Our eighth day started as planned with perfect weather when we left our albergue at 7:30. We followed the recommendation of the lady from the shop yesterday and a wikilocs route I had found online towards the coast. This meant ignoring the recommendation of the Camino book which highly dissuaded from taking this path. Instead of walking 25 km along the highway again, this little mountain path would lead us straight over a mountain next to the seaside and along the coast to Laredo in only 11 km.
At first, the path took us through a nice forest towards the wild beach of Sonabia which lay peacefully and without any human footprints in the morning sun.


With views towards the beach, the path went steeply and rocky upwards along a bushy cliff to our right. This was where Johanna’s second thoughts about this way started to consolidate. With much less mountaineering experience, she had great difficulties finding stable and secure steps and trusting her body and it’s coordination.
As we went further up and the path got rockier with the need to use our hands, this sensation worsened but we crossed a point of no return and she decided to go on.
At the top of the mountain, we crossed the key passage along a steep cliff which was secured by a metal rope.





After this, the worst part began for Johanna. The path went down on the other side as steep as it had gone up and climbing down is always harder than climbing up. She did the last few hundred meters without her backpack and I did the piece twice with both our packs but we finally arrived downstairs at a small mountain hut, which we chose as our breakfast place.

I think we both learned a lot by choosing this path today. Johanna seriously challenged her skills and comfort zone and clearly defined her limits and I learned that I tend to overestimate people’s mountain – coordination skills. I am very thankful for having grown up like I have and all the mountain experiences that I was encouraged to have during my childhood and youth. I also found out once more what I already knew: this is my element. I am not made for alphalt and roads and houses. Where I feel comfortable and able to walk many hours and safe and good is in the mountainside on a challenging path with no civilization in sight.
After breakfast, the path went on easy through the mountains and grassy landscape with cows and horses, up along a broad path and finally down towards Laredo. We got there earlier than ever before and descended through the old town, surprised by it’s beauty.

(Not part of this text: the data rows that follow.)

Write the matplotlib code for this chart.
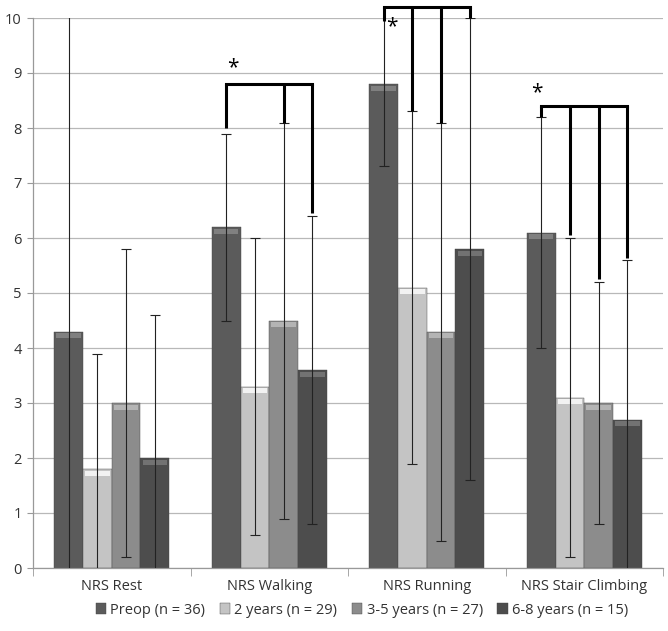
import matplotlib
matplotlib.use("Agg")
import matplotlib.pyplot as plt
import numpy as np

categories = ["NRS Rest", "NRS Walking", "NRS Running", "NRS Stair Climbing"]
series = ["Preop (n = 36)", "2 years (n = 29)", "3-5 years (n = 27)", "6-8 years (n = 15)"]
preop = [4.3, 6.2, 8.8, 6.1]
y2 = [1.8, 3.3, 5.1, 3.1]
y35 = [3.0, 4.5, 4.3, 3.0]
y68 = [2.0, 3.6, 5.8, 2.7]
sd_preop = [5.8, 1.7, 1.5, 2.1]
sd_y2 = [2.1, 2.7, 3.2, 2.9]
sd_y35 = [2.8, 3.6, 3.8, 2.2]
sd_y68 = [2.6, 2.8, 4.2, 2.9]

# significance brackets: category index, bracket level, bars with drops, drop end values, star position
br_cat = [1, 2, 3]
br_top = [8.8, 10.2, 8.4]
br_bars = [[0, 2, 3], [0, 1, 2, 3], [0, 1, 2, 3]]
br_ends = [[8.0, 8.1, 6.45], [9.95, 8.3, 8.1, 10.0], [8.2, 6.05, 5.25, 5.63]]
star_dx = [0.04, 0.05, -0.03]
star_y = [9.1, 9.85, 8.65]

colors = ["#5b5b5b", "#c4c4c4", "#8c8c8c", "#4d4d4d"]
tops = ["#808080", "#f2f2f2", "#b4b4b4", "#727272"]

plt.rcParams['font.family'] = ['Open Sans', 'DejaVu Sans']
fig = plt.figure(figsize=(6.68, 6.31), dpi=100)
ax = fig.add_axes([33/668, 1-568/631, 630/668, 550/631])

means = [preop, y2, y35, y68]
sds = [sd_preop, sd_y2, sd_y35, sd_y68]
w = 0.1825
x = np.arange(len(categories))
for k in range(4):
    xs = x + (k - 1.5) * w
    ax.bar(xs, means[k], width=w, color=colors[k], edgecolor="#444444", linewidth=0.3,
           label=series[k], zorder=2)
    m = np.array(means[k])
    ax.bar(xs, 0.09, bottom=m - 0.12, width=w * 0.86, color=tops[k], linewidth=0, zorder=2.5)
    ax.errorbar(xs, means[k], yerr=sds[k], fmt="none", ecolor="#222222", elinewidth=0.8,
                capsize=3.5, capthick=0.8, zorder=3)

for c, top, bars, ends, dx, sy in zip(br_cat, br_top, br_bars, br_ends, star_dx, star_y):
    bx = [c + (b - 1.5) * w for b in bars]
    ax.plot([bx[0], bx[-1]], [top, top], color="black", lw=2.2, solid_capstyle="projecting",
            clip_on=False, zorder=4)
    for xx, e in zip(bx, ends):
        ax.plot([xx, xx], [top, e], color="black", lw=2.2, solid_capstyle="butt",
                clip_on=False, zorder=4)
    ax.text(bx[0] + dx, sy, "*", ha="center", va="center", fontsize=15, clip_on=False, zorder=5)

ax.set_xlim(-0.5, 3.5)
ax.set_ylim(0, 10)
ax.set_yticks(range(0, 11))
ax.set_xticks(x)
ax.set_xticklabels(categories)
ax.set_xticks(np.arange(-0.5, 4.0, 1.0), minor=True)
ax.tick_params(axis="x", which="major", length=0, pad=8, labelsize=10.5, colors="#333333")
ax.tick_params(axis="x", which="minor", length=6, color="#999999", direction="out")
ax.tick_params(axis="y", length=4, color="#999999", labelsize=10.5, labelcolor="#333333", pad=4)
ax.yaxis.grid(True, color="#b8b8b8", lw=0.9, zorder=0)
ax.set_axisbelow(True)
for s in ["top", "right"]:
    ax.spines[s].set_visible(False)
for s in ["left", "bottom"]:
    ax.spines[s].set_color("#999999")
    ax.spines[s].set_linewidth(0.9)

leg = fig.legend(loc="center", bbox_to_anchor=(362/668, 1-610/631), ncol=4, frameon=False,
                 fontsize=10.5, handlelength=0.7, handleheight=0.7, handletextpad=0.3,
                 columnspacing=1.0)
for t in leg.get_texts():
    t.set_color("#333333")

fig.savefig("out.png", dpi=100)
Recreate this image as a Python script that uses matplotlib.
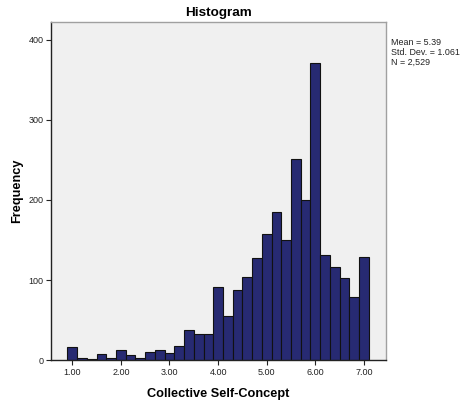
import matplotlib
matplotlib.use("Agg")
import matplotlib.pyplot as plt
import numpy as np

plt.rcParams['font.family'] = ['Liberation Sans', 'DejaVu Sans']

# bin centres (width 0.2) and frequencies
bin_centers = [1.0, 1.2, 1.4, 1.6, 1.8, 2.0, 2.2, 2.4, 2.6, 2.8, 3.0, 3.2, 3.4, 3.6, 3.8,
               4.0, 4.2, 4.4, 4.6, 4.8, 5.0, 5.2, 5.4, 5.6, 5.8, 6.0, 6.2, 6.4, 6.6, 6.8, 7.0]
freq = [16, 2, 1, 7, 2, 12, 6, 3, 10, 12, 9, 17, 37, 33, 33,
        91, 55, 88, 104, 128, 157, 185, 150, 251, 200, 371, 131, 116, 103, 79, 129]
bin_width = 0.2

xticks = [1, 2, 3, 4, 5, 6, 7]
xtick_labels = ["1.00", "2.00", "3.00", "4.00", "5.00", "6.00", "7.00"]
yticks = [0, 100, 200, 300, 400]
stats_text = "Mean = 5.39\nStd. Dev. = 1.061\nN = 2,529"

fig = plt.figure(figsize=(4.62, 4.05), dpi=100)
ax = fig.add_axes([0.1104, 0.1111, 0.7245, 0.8346])
ax.set_facecolor("#F0F0F0")

ax.bar(bin_centers, freq, width=bin_width, color="#272A72",
       edgecolor="#111111", linewidth=0.8, align="center", zorder=2)

ax.set_xlim(0.562, 7.449)
ax.set_ylim(0, 422.5)
ax.set_xticks(xticks)
ax.set_xticklabels(xtick_labels)
ax.set_yticks(yticks)
ax.tick_params(axis="both", direction="out", length=3.5, width=0.8,
               labelsize=6.5, pad=2, colors="#222222")

for side in ["top", "right"]:
    ax.spines[side].set_color("#A0A0A0")
    ax.spines[side].set_linewidth(1.0)
for side in ["left", "bottom"]:
    ax.spines[side].set_color("#222222")
    ax.spines[side].set_linewidth(1.0)

ax.set_title("Histogram", fontsize=9.7, fontweight="bold", pad=4)
ax.set_xlabel("Collective Self-Concept", fontsize=9.2, fontweight="bold", labelpad=8)
ax.set_ylabel("Frequency", fontsize=9.2, fontweight="bold", labelpad=4)

fig.text(391 / 462, 1 - 38 / 405, stats_text, fontsize=6.4, va="top", ha="left",
         linespacing=1.1, color="#222222")

fig.savefig("out.png", dpi=100)
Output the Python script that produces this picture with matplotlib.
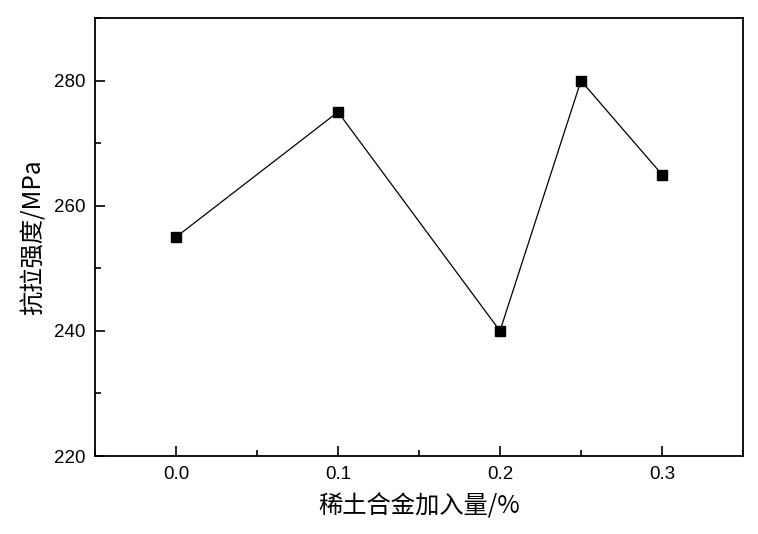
import matplotlib
matplotlib.use('Agg')
from matplotlib import pyplot as plt
from matplotlib.ticker import MultipleLocator

# 稀土合金加入量 vs 抗拉强度
x_vals = [0.0, 0.1, 0.2, 0.25, 0.3]
strength = [255, 275, 240, 280, 265]
x_ticks = [0.0, 0.1, 0.2, 0.3]
y_ticks = [220, 240, 260, 280]

plt.rcParams['font.family'] = ['Noto Sans CJK SC', 'DejaVu Sans']

fig = plt.figure(figsize=(7.58, 5.34), dpi=100)
ax = fig.add_axes([0.1253, 0.146, 0.8549, 0.820])

ax.plot(x_vals, strength, c='black', lw=0.9, marker='s', ms=7, mfc='black', mec='black')

ax.set_xlim(-0.05, 0.35)
ax.set_ylim(220, 290)
ax.set_xticks(x_ticks)
ax.set_xticklabels(['%.1f' % v for v in x_ticks], family=['Liberation Sans'])
ax.set_yticks(y_ticks)
ax.set_yticklabels([str(v) for v in y_ticks], family=['Liberation Sans'])
ax.xaxis.set_minor_locator(MultipleLocator(0.05))
ax.yaxis.set_minor_locator(MultipleLocator(10))
ax.tick_params(which='both', direction='in', top=False, right=False, labelsize=13.5, width=1.2)
ax.tick_params(which='major', length=7, pad=7)
ax.tick_params(which='minor', length=4)
for s in ax.spines.values():
    s.set_linewidth(1.3)

ax.set_xlabel('稀土合金加入量/%', fontsize=17.5, labelpad=8)
ax.set_ylabel('抗拉强度/MPa', fontsize=17.5, labelpad=5)

fig.savefig('out.png', dpi=100)
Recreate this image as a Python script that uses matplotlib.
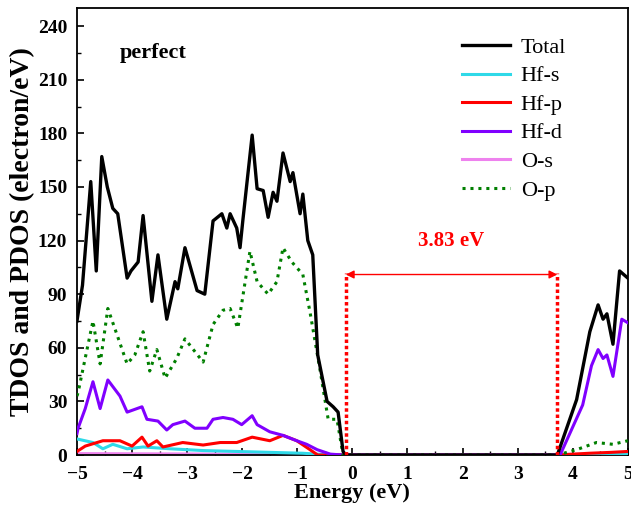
import matplotlib
matplotlib.use('Agg')
import matplotlib.pyplot as plt
from matplotlib.ticker import MultipleLocator

plt.rcParams['font.family'] = ['Liberation Serif', 'DejaVu Serif']

# valence band / conduction band edges (eV)
vbm = -0.12
cbm = 3.72
gap_label = '3.83 eV'
arrow_level = 101

# Total DOS
total_e = [-5.0, -4.9, -4.75, -4.65, -4.55, -4.45, -4.35, -4.26, -4.09, -4.02, -3.89, -3.80,
           -3.64, -3.53, -3.37, -3.22, -3.17, -3.04, -2.82, -2.68, -2.53, -2.37, -2.28,
           -2.22, -2.10, -2.04, -1.99, -1.82, -1.73, -1.62, -1.53, -1.44, -1.37, -1.26,
           -1.13, -1.08, -0.95, -0.90, -0.81, -0.72, -0.63, -0.46, -0.35, -0.26, -0.17,
           -0.12, 3.72, 4.07, 4.31, 4.46, 4.55, 4.62, 4.73, 4.85, 5.0]
total_v = [75, 95, 153, 103, 167, 150, 138, 135, 99, 103, 108, 134,
           86, 112, 76, 97, 93, 116, 92, 90, 131, 135, 127,
           135, 127, 116, 131, 179, 149, 148, 133, 147, 142, 169,
           153, 158, 135, 146, 120, 112, 56, 30, 27, 24, 2,
           0, 0, 31, 69, 84, 76, 79, 62, 103, 99]

# Hf-s
hfs_e = [-5.0, -4.71, -4.53, -4.35, -4.09, -3.80, -3.31, -2.71, -2.10, -1.50, -0.90, -0.40, 3.72, 5.0]
hfs_v = [9, 7, 3.5, 6, 3.5, 4.5, 3.5, 2.5, 2, 1.5, 1, 0, 0, 0.3]

# Hf-p
hfp_e = [-5.0, -4.85, -4.53, -4.22, -4.00, -3.82, -3.71, -3.55, -3.44, -3.08, -2.71, -2.40,
         -2.10, -1.82, -1.50, -1.26, -1.01, -0.77, -0.63, 3.72, 4.3, 4.7, 5.0]
hfp_v = [2, 5, 8, 8, 5, 10, 5, 8, 4.5, 7, 5.6, 7,
         7, 10, 8, 11, 8, 3, 0, 0, 1, 1.5, 2]

# Hf-d
hfd_e = [-5.0, -4.98, -4.85, -4.71, -4.58, -4.44, -4.22, -4.09, -3.82, -3.73, -3.53, -3.37,
         -3.26, -3.04, -2.86, -2.64, -2.53, -2.35, -2.17, -2.01, -1.82, -1.73, -1.50,
         -1.26, -1.01, -0.83, -0.64, -0.40, -0.17, 3.72, 3.77, 4.18, 4.34, 4.46, 4.55,
         4.62, 4.73, 4.89, 5.0]
hfd_v = [12, 15, 26, 41, 26, 42, 33, 24, 27, 20, 19, 14,
         17, 19, 15, 15, 20, 21, 20, 17, 22, 17, 13,
         11, 8, 6, 3, 0.5, 0, 0, 0, 28, 50, 59, 54,
         56, 44, 76, 74]

# O-s
os_e = [-5.0, -0.3, 3.72, 5.0]
os_v = [0.8, 0.3, 0.3, 0.8]

# O-p
op_e = [-5.0, -4.98, -4.71, -4.58, -4.44, -4.27, -4.09, -3.95, -3.80, -3.68, -3.55, -3.40,
        -3.19, -3.04, -2.71, -2.53, -2.35, -2.22, -2.08, -1.86, -1.73, -1.53, -1.37,
        -1.26, -1.10, -0.90, -0.77, -0.59, -0.44, -0.28, -0.17, 3.72, 4.07, 4.43, 4.73, 5.0]
op_v = [33, 35, 75, 51, 82, 67, 51, 56, 69, 47, 59, 43,
        54, 65, 52, 73, 81, 82, 71, 114, 97, 90, 97,
        116, 108, 101, 80, 48, 20, 20, 0, 0, 3, 7, 6, 8]

fig = plt.figure(figsize=(6.31, 5.13), dpi=100)
ax = fig.add_axes([0.122, 0.113, 0.873, 0.871])

ax.plot(total_e, total_v, color='black', lw=2.4, label='Total', zorder=6)
ax.plot(hfs_e, hfs_v, color='#2fd9e8', lw=2.2, label='Hf-s', zorder=3)
ax.plot(hfp_e, hfp_v, color='#ff0000', lw=2.2, label='Hf-p', zorder=4)
ax.plot(hfd_e, hfd_v, color='#8000ff', lw=2.2, label='Hf-d', zorder=5)
ax.plot(os_e, os_v, color='#ee82ee', lw=2.2, label='O-s', zorder=2)
ax.plot(op_e, op_v, color='#007f00', lw=2.2, ls=(0, (1, 1.6)), label='O-p', zorder=5)

# band gap markers
ax.plot([vbm, vbm], [0, arrow_level + 1], color='red', lw=2.5, ls=(0, (1, 0.8)), zorder=7)
ax.plot([cbm, cbm], [0, arrow_level + 1], color='red', lw=2.5, ls=(0, (1, 0.8)), zorder=7)
ax.annotate('', xy=(vbm, arrow_level), xytext=(cbm, arrow_level),
            arrowprops=dict(arrowstyle='<|-|>', color='red', lw=1, mutation_scale=12,
                            shrinkA=0, shrinkB=0))
ax.text((vbm + cbm) / 2, 120, gap_label, color='red', fontsize=15,
        fontweight='bold', ha='center', va='center')

ax.text(-4.22, 225, 'perfect', fontsize=16, fontweight='bold', ha='left', va='center')

ax.set_xlim(-5, 5)
ax.set_ylim(0, 250)
ax.xaxis.set_major_locator(MultipleLocator(1))
ax.xaxis.set_minor_locator(MultipleLocator(0.5))
ax.yaxis.set_major_locator(MultipleLocator(30))
ax.yaxis.set_minor_locator(MultipleLocator(15))
ax.tick_params(which='both', direction='in', top=False, right=False)
ax.tick_params(which='major', length=5, width=1.2, labelsize=14)
ax.tick_params(axis='x', which='major', pad=8)
ax.tick_params(axis='y', which='major', pad=7)
ax.tick_params(which='minor', length=3, width=1)
for lab in ax.get_xticklabels() + ax.get_yticklabels():
    lab.set_fontweight('bold')
for sp in ax.spines.values():
    sp.set_linewidth(1.3)

ax.set_xlabel('Energy (eV)', fontsize=16, fontweight='bold', labelpad=0)
ax.set_ylabel('TDOS and PDOS (electron/eV)', fontsize=20, fontweight='bold', labelpad=2)

ax.legend(loc='upper right', bbox_to_anchor=(0.904, 0.955), frameon=False, fontsize=16,
          handlelength=2.16, labelspacing=0.36, handletextpad=0.5, borderaxespad=0)

fig.savefig('out.png', dpi=100)
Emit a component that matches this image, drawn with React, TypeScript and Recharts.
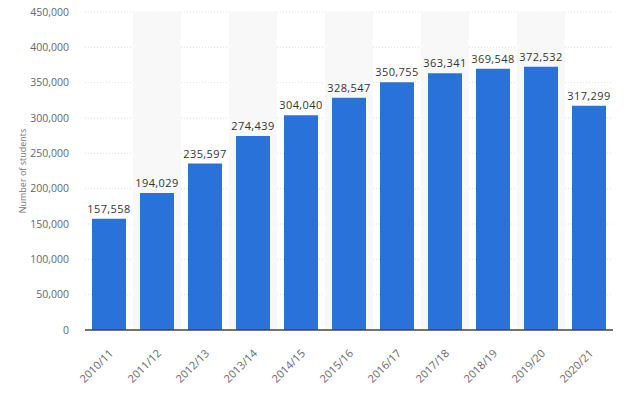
import { BarChart, Bar, XAxis, YAxis, CartesianGrid, LabelList, ReferenceArea } from "recharts";

const YEARS = ["2010/11", "2011/12", "2012/13", "2013/14", "2014/15", "2015/16", "2016/17", "2017/18", "2018/19", "2019/20", "2020/21"];
const STUDENTS = [157558, 194029, 235597, 274439, 304040, 328547, 350755, 363341, 369548, 372532, 317299];
const Y_TICKS = [0, 50000, 100000, 150000, 200000, 250000, 300000, 350000, 400000, 450000];

const data = YEARS.map((year, i) => ({ year, students: STUDENTS[i] }));
const shaded = YEARS.filter((_, i) => i % 2 === 1);

const FONT = "'Open Sans', sans-serif";
const fmt = (v: number) => v.toLocaleString("en-US");

function XTick({ x, y, payload }: any) {
  return (
    <text
      x={x + 5}
      y={y + 16}
      textAnchor="end"
      fontSize={11}
      fill="#666"
      fontFamily={FONT}
      transform={`rotate(-45 ${x + 5} ${y + 16})`}
    >
      {payload.value}
    </text>
  );
}

export default function App() {
  return (
    <div style={{ position: "absolute", left: 0, top: 0, background: "#fff" }}>
      <BarChart width={640} height={394} data={data} margin={{ top: 12, right: 27, left: 0, bottom: 0 }}>
        {shaded.map((y) => (
          <ReferenceArea key={y} x1={y} x2={y} fill="#f8f8f8" fillOpacity={1} stroke="none" ifOverflow="hidden" />
        ))}
        <CartesianGrid vertical={false} stroke="#dcdcdc" strokeDasharray="1 2" />
        <XAxis
          dataKey="year"
          height={64}
          tickLine={false}
          axisLine={{ stroke: "#444", strokeWidth: 1.5 }}
          tick={<XTick />}
          interval={0}
        />
        <YAxis
          width={85}
          domain={[0, 450000]}
          ticks={Y_TICKS}
          tickFormatter={fmt}
          axisLine={false}
          tickLine={false}
          tickMargin={10}
          tick={{ fontSize: 10.5, fill: "#666", fontFamily: FONT }}
          label={{
            value: "Number of students",
            angle: -90,
            position: "insideLeft",
            dx: 18,
            style: { textAnchor: "middle", fontSize: 9, fill: "#777", fontFamily: FONT },
          }}
        />
        <Bar dataKey="students" fill="#2872da" barSize={34} isAnimationActive={false}>
          <LabelList
            dataKey="students"
            position="top"
            offset={6}
            formatter={(v: any) => fmt(Number(v))}
            style={{ fontSize: 11, fill: "#333", fontFamily: FONT, letterSpacing: 0.4 }}
          />
        </Bar>
      </BarChart>
    </div>
  );
}
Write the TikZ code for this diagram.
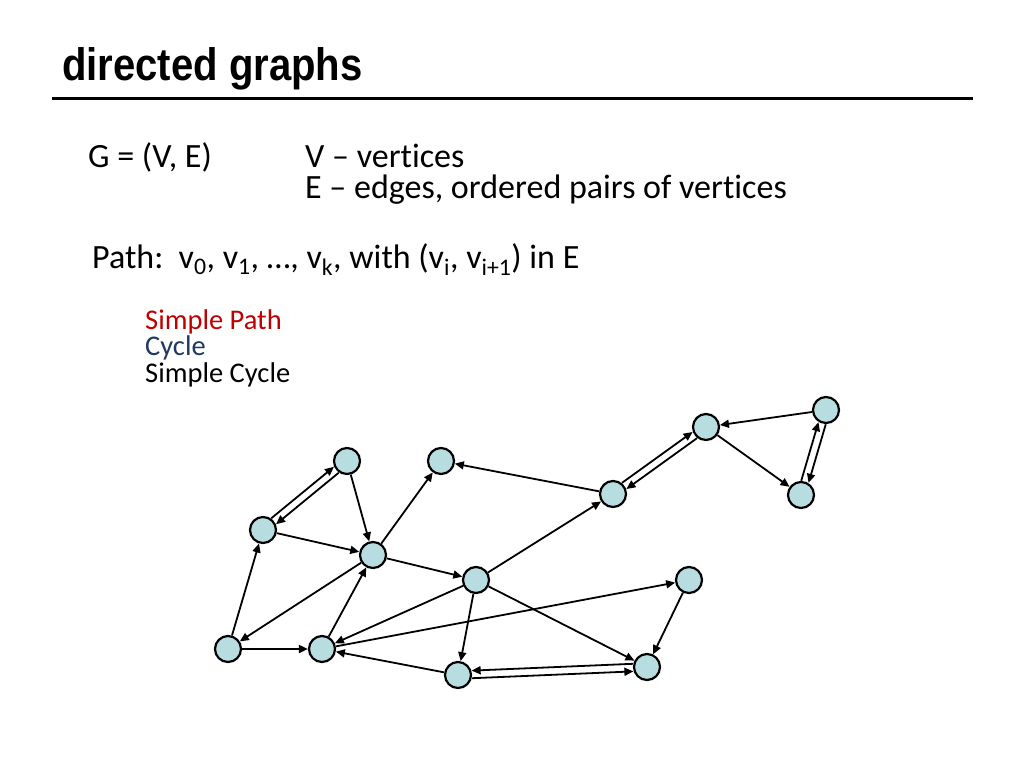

Laredo has a 4 km long beach and spreads along a weird “horn” out into the bay. This is where we will have our first break day tomorrow, which is why we had to book an Airbnb (you can only stay in pilgrims’ albergues for one night). We checked in and went to the beach to eat and chill a bit while reading about the coming stages and destinations, trying to plan our further paths and choosing between the many alternatives that the Camino offers us in the following days.
Afterwards, we split up for a while and I passed by the tourist information to get my stamp and met a Spanish camino-hiker I knew from the past days. We sat down and had a drink in a bar where he told me about his mountaineering adventures. Walking along the promenade afterwards, I met our two Catalan friends who -as usual- started talking and didn’t stop anymore. I rejoined with Johanna and we spent another hour at the promenade listening to Ángel and Timoteo and their funny stories. They are deeply fascinating us with their very slow walking speed and beer-stops in every bar on the way with which they still, somehow, magically, arrive pretty early at the albergues. Also, they have enormous backpacks, plus extra purses and cameras and extra shoes, they are over 65 and they just walk, always talking and in a perfect mood, over 30 km without complaining about too much pain or being concerned about landscape.
Around 8, we started looking for food and found a not too good nor cheap menu in the old town which we ate dirty and sunburnt in our equally dirty outfits. Back home, we threw all our clothes into the washing machine and waited after showering in hiking shorts and rain jacket (the only remaining pieces of clothing) until 11. We went to bed later than ever in the last week, we had fresh towels, sheets, a shower to use without flip-flops, a private room, lots of space to be chaotic, and no alarm clock for tomorrow morning.